WHAT TO PRODUCE: In the records below, pick out all lines containing the word "that".

MATERIAL PROVIDED:

-- -- --

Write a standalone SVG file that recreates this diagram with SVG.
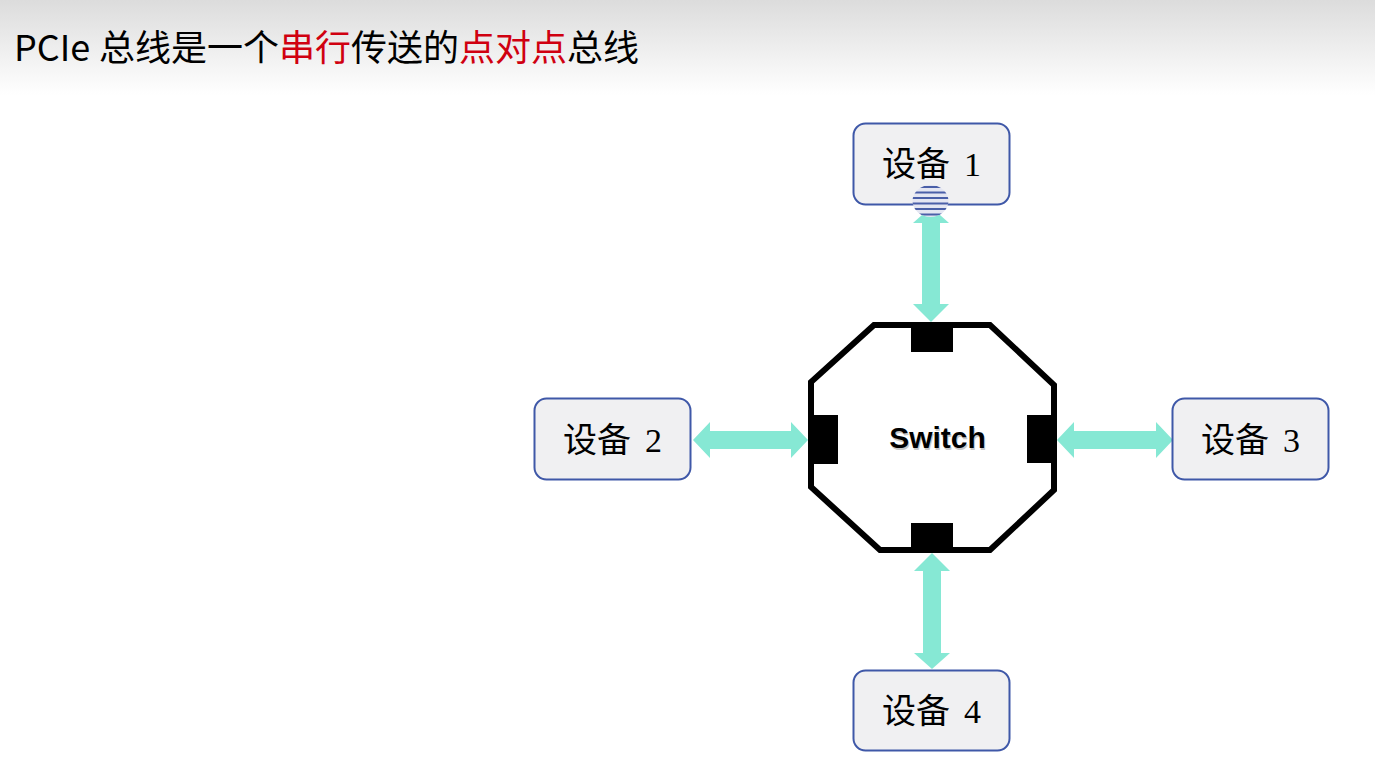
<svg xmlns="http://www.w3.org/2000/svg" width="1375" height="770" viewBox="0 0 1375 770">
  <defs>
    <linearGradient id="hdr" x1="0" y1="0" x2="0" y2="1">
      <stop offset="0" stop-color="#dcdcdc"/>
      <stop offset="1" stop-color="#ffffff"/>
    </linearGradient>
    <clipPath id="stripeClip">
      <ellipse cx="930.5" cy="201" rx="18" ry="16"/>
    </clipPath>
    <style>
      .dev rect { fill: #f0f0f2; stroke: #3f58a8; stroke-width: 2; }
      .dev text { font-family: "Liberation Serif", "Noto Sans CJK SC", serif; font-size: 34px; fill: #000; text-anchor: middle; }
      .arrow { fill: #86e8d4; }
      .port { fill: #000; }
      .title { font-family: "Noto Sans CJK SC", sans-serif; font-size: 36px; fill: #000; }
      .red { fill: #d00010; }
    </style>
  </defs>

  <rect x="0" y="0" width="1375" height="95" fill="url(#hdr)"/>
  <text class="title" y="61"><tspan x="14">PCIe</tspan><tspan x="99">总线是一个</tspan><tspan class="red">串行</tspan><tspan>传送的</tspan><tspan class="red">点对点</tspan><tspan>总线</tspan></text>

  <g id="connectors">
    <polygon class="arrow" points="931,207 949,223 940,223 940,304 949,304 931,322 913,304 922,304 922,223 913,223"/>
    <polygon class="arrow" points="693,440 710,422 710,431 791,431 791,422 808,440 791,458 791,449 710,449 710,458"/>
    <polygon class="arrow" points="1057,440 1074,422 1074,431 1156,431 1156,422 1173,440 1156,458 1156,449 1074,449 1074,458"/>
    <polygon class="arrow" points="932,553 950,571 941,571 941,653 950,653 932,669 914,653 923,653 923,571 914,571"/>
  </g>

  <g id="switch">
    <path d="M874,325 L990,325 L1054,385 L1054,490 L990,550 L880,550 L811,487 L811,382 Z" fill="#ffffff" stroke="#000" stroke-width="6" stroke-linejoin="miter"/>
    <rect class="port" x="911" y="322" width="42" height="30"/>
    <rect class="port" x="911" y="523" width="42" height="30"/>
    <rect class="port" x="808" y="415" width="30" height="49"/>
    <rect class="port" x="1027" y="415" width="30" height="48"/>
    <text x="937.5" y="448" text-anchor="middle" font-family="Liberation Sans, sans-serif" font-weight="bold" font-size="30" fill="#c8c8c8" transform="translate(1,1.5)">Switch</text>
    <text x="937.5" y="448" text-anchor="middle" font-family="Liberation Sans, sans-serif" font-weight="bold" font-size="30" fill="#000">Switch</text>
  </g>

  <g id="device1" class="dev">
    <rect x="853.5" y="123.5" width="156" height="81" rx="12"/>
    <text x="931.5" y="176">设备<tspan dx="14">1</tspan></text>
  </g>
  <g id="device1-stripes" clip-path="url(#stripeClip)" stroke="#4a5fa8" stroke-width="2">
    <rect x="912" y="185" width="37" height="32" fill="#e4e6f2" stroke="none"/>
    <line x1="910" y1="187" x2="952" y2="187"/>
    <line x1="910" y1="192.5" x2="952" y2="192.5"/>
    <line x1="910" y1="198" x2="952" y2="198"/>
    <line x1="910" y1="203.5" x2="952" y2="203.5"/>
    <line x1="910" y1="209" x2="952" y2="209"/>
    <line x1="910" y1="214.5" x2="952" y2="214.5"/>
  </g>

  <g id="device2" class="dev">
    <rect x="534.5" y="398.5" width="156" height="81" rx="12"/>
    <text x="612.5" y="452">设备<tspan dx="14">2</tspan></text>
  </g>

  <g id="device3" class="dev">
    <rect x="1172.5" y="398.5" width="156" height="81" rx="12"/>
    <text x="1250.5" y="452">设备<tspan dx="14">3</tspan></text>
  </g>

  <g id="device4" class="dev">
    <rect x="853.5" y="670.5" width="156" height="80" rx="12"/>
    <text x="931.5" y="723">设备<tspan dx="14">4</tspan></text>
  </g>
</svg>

-- -- --

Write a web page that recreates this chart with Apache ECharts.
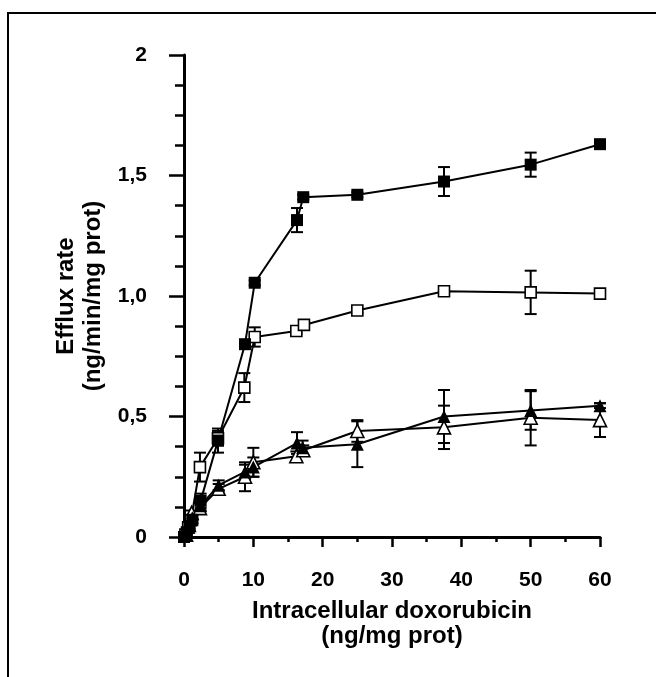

-- -- --

ANSWER:
Write a standalone SVG file that recreates this diagram with SVG.
Write a web page that recreates this chart with Apache ECharts.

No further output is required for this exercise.